Prof. Heiner Heimes: Ich würde nicht so weit gehen, von einem prinzipiellen Ende der Batterieproduktion in Deutschland zu sprechen. Hochschulen, Unternehmen und Politik sollten gemeinsam alles daran setzen, das zu verhindern. Aber es liegt auf der Hand, dass wir uns in Deutschland und in Europa auf politischer Ebene endlich darüber einig werden müssen, ob wir eine Unabhängigkeit von Asien erreichen möchten. Wenn ja, dann muss deutlich mehr investiert werden. Als Worst-Case-Szenario sehe ich weniger die Gefahr von Lieferkettenunterbrechungen, sondern vielmehr das Risiko eines kritischen Kaskadeneffekts, bei dem die Zellproduktion entscheidend ist – denn dort findet die eigentliche Wertschöpfung statt. Die Zelle bestimmt die Kosten der gesamten Batterie und die zentralen Leistungseigenschaften: Gewicht, Größe, Reichweite, Kapazität. Wenn es uns nicht gelingt, Batteriezellen demnächst selbst zu produzieren, steht in diesem Bereich auch unser Industrie- und Anlagenbau unter Druck. Stellen wir keine eigenen Batteriezellen her, tut sich außerdem die heimische Recycling-Branche schwer. Und wenn wir nicht über deutsche und europäische Zellproduktionen verfügen, wer soll dann hier zu welchem Zweck all‘ die inaktiven Batteriematerialien herstellen? Welchen Sinn ergäben dann noch die vorhandenen und geplanten Testing-Kapazitäten für Batteriezellen? Wir müssen in naher Zukunft nicht führend sein – das ist auch gar nicht möglich. Aber wir müssen existieren und dabei sein. Wenn uns das nicht gelingt, kann das dramatische Konsequenzen haben.

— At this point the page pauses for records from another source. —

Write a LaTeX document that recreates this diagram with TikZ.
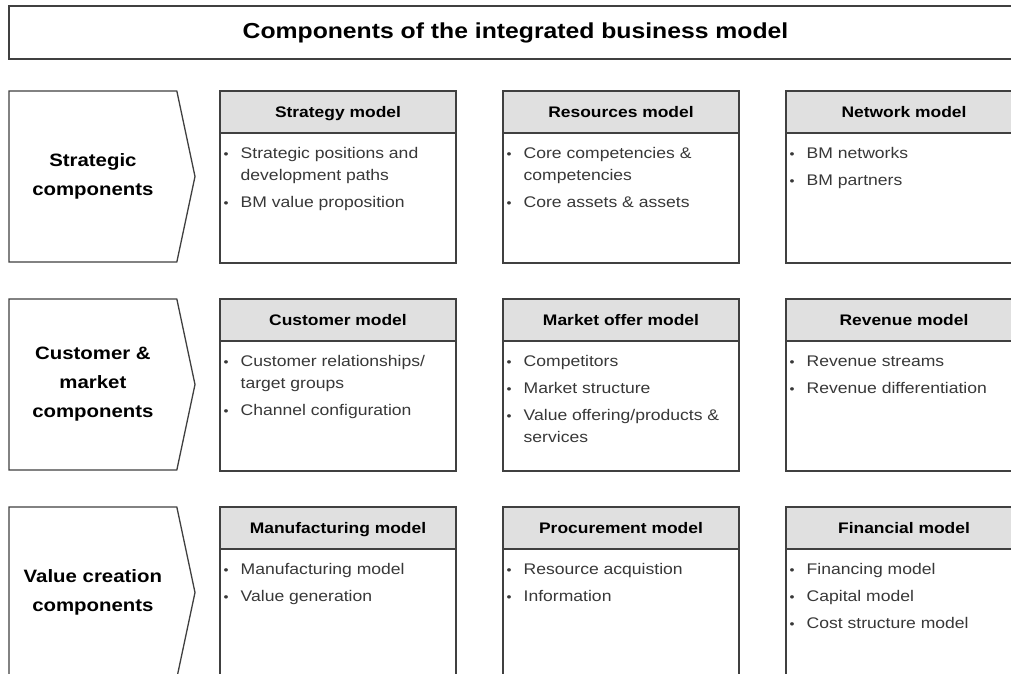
\documentclass[tikz,border=0pt]{standalone}
\usepackage{fontspec}
\setmainfont{Liberation Sans}[FakeStretch=1.14]
\usepackage{xcolor}
\usepackage{tikz}
\usetikzlibrary{positioning, shapes.symbols}
\definecolor{lineg}{RGB}{64,64,64}
\definecolor{hdrg}{RGB}{224,224,224}
\definecolor{textg}{RGB}{56,56,56}
\newcommand{\bul}{\raisebox{0.2pt}{\fontsize{12.5}{12.5}\selectfont\textbullet}}
\newcommand{\blist}[1]{\begin{tabular}{@{}l@{\hspace{12pt}}l@{}}#1\end{tabular}}

\begin{document}
\begin{tikzpicture}[
        x=1pt, y=-1pt,
        node distance = 36pt and 47pt,
        titlebox/.style = {draw=lineg, line width=1.5pt, minimum width=1013pt, minimum height=53pt, inner sep=0pt, outer sep=0pt, font=\fontsize{21.7}{24}\selectfont\bfseries},
        chev/.style = {signal, signal to=east, signal pointer angle=156, draw=lineg, line width=1.3pt, minimum width=186pt, minimum height=171pt, inner sep=0pt, outer sep=0pt, align=center, font=\fontsize{17.9}{29}\selectfont\bfseries},
        hdr/.style = {draw=lineg, fill=hdrg, line width=1.3pt, minimum width=236pt, minimum height=42pt, inner sep=0pt, outer sep=0pt, text height=12pt, text depth=1pt, font=\fontsize{15.3}{18}\selectfont\bfseries},
        body/.style = {draw=lineg, line width=1.3pt, minimum width=236pt, minimum height=130pt, inner sep=0pt, outer sep=0pt},
        lst/.style = {anchor=north west, inner sep=0pt, text=textg, font=\fontsize{15.4}{22}\selectfont}
    ]
        \useasboundingbox (0,0) rectangle (1011,674);
        \fill[white] (0,0) rectangle (1011,674);
        \clip (0,0) rectangle (1011,674);

        % Title
        \node (title) [titlebox, anchor=north west] at (9,6) {Components of the integrated business model};

        % Rows
        \node (strat) [chev, anchor=north west] at (9,91) {Strategic\\components};
        \node (cust) [chev, below=37pt of strat] {Customer \&\\market\\components};
        \node (valc) [chev, below=37pt of cust] {Value creation\\components};

        % Strategic components
        \node (h_strategy) [hdr, anchor=north west] at (220,91) {Strategy model};
        \node (b_strategy) [body, below=0pt of h_strategy] {};
        \node (h_resources) [hdr, right=of h_strategy] {Resources model};
        \node (b_resources) [body, below=0pt of h_resources] {};
        \node (h_network) [hdr, right=of h_resources] {Network model};
        \node (b_network) [body, below=0pt of h_network] {};

        % Customer & market components
        \node (h_customer) [hdr, below=of b_strategy] {Customer model};
        \node (b_customer) [body, below=0pt of h_customer] {};
        \node (h_offer) [hdr, right=of h_customer] {Market offer model};
        \node (b_offer) [body, below=0pt of h_offer] {};
        \node (h_revenue) [hdr, right=of h_offer] {Revenue model};
        \node (b_revenue) [body, below=0pt of h_revenue] {};

        % Value creation components
        \node (h_manufact) [hdr, below=of b_customer] {Manufacturing model};
        \node (b_manufact) [body, below=0pt of h_manufact] {};
        \node (h_procure) [hdr, right=of h_manufact] {Procurement model};
        \node (b_procure) [body, below=0pt of h_procure] {};
        \node (h_financial) [hdr, right=of h_procure] {Financial model};
        \node (b_financial) [body, below=0pt of h_financial] {};

        % Bullet lists
        \node (l_strategy) [lst] at ([xshift=3.5pt, yshift=-10pt]b_strategy.north west) {\blist{\bul & Strategic positions and\\ & development paths\\[5pt] \bul & BM value proposition}};
        \node (l_resources) [lst] at ([xshift=3.5pt, yshift=-10pt]b_resources.north west) {\blist{\bul & Core competencies \&\\ & competencies\\[5pt] \bul & Core assets \& assets}};
        \node (l_network) [lst] at ([xshift=3.5pt, yshift=-10pt]b_network.north west) {\blist{\bul & BM networks\\[5pt] \bul & BM partners}};

        \node (l_customer) [lst] at ([xshift=3.5pt, yshift=-10pt]b_customer.north west) {\blist{\bul & Customer relationships/\\ & target groups\\[5pt] \bul & Channel configuration}};
        \node (l_offer) [lst] at ([xshift=3.5pt, yshift=-10pt]b_offer.north west) {\blist{\bul & Competitors\\[5pt] \bul & Market structure\\[5pt] \bul & Value offering/products \&\\ & services}};
        \node (l_revenue) [lst] at ([xshift=3.5pt, yshift=-10pt]b_revenue.north west) {\blist{\bul & Revenue streams\\[5pt] \bul & Revenue differentiation}};

        \node (l_manufact) [lst] at ([xshift=3.5pt, yshift=-10pt]b_manufact.north west) {\blist{\bul & Manufacturing model\\[5pt] \bul & Value generation}};
        \node (l_procure) [lst] at ([xshift=3.5pt, yshift=-10pt]b_procure.north west) {\blist{\bul & Resource acquistion\\[5pt] \bul & Information}};
        \node (l_financial) [lst] at ([xshift=3.5pt, yshift=-10pt]b_financial.north west) {\blist{\bul & Financing model\\[5pt] \bul & Capital model\\[5pt] \bul & Cost structure model}};

    \end{tikzpicture}
\end{document}
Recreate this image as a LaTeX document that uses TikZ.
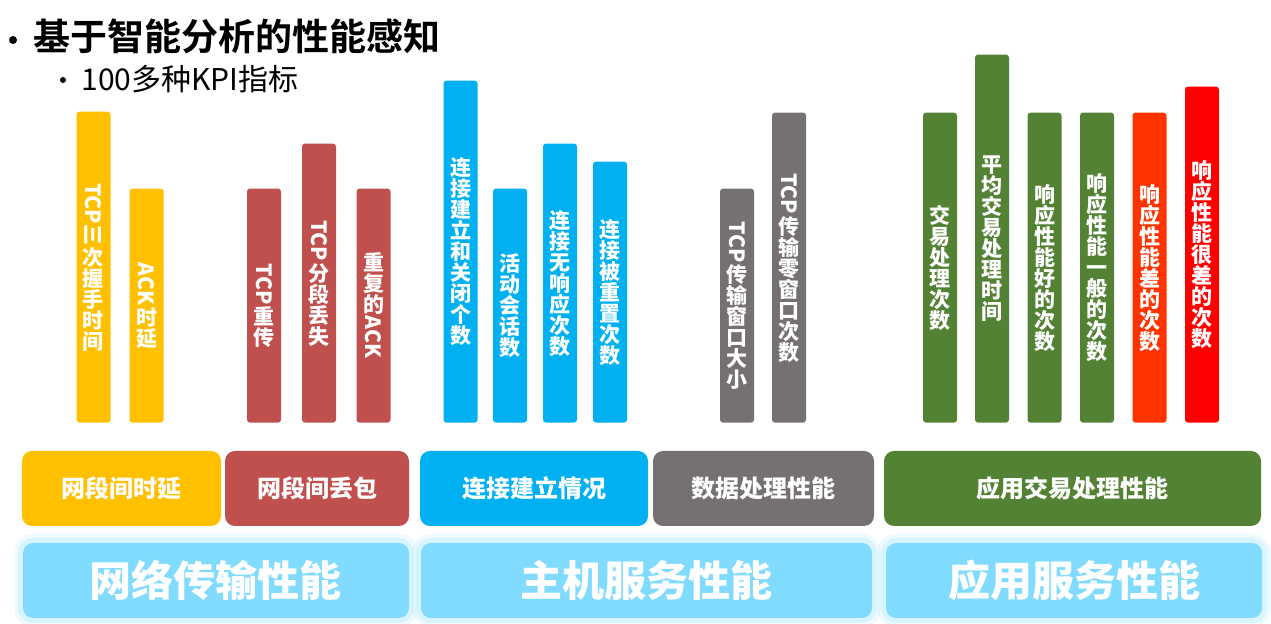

Lkw-Branche genauso abhängig vom asiatischen Markt
Lkw-Hersteller wie Daimler, MAN und Scania entwickeln eigene Batteriezellen oder produzieren sie allein oder in Kooperation mit spezialisierten Dienstleistern. Droht hier unter Umständen das gleiche Schicksal wie bei den Pkw-Herstellern – die Abhängigkeit von China?Heimes: Die Lage ist hier nicht viel anders als bei den Pkw-Produzenten: Auch die Lkw-Hersteller haben einen enormen Bedarf an Batteriezellen. Die Stückzahlen der Batterien sind geringer, dafür sind sie aber signifikant größer. Die Lkw-Branche ist unter dem Strich also prinzipiell genauso abhängig vom asiatischen Markt. Unternehmenseigene Zellproduktionen sind natürlich der Idealfall. Kooperationen unterschiedlicher Lkw-Hersteller miteinander oder sogar mit Pkw-Produzenten, die über entsprechende Erfahrungen verfügen, könnten ebenfalls eine Lösung sein, um das Risiko der Zellproduktion in Zukunft besser zu verteilen.
Heimes: Elektro-Lkw haben durchaus Zukunft – das sehen wir auch in unserer eigenen Forschung an der RWTH Aachen, wo wir verschiedene Antriebskonzepte für unterschiedliche Anwendungen und Bedarfe erarbeiten. Es verdient Respekt, dass die Lkw-Hersteller das Problem erkannt haben: Der Verkehrs- und Transportsektor ist für rund 20 Prozent der deutschlandweiten Treibhausgas-Emissionen verantwortlich, und davon entfallen wiederum gut 35 Prozent speziell auf Schwerlast- und Nutzfahrzeuge. In diesem Fall gilt: Wer Teil des Problems ist, ist auch Teil der Lösung. Daran arbeiten die Unternehmen offenkundig bereits. Selbstverständlich sind für den Erfolg der Elektromobilität aber auch Politik und Hochschulen gefordert, neben den Pkw-Herstellern in gleichem Maße die Lkw-Produzenten zu unterstützen.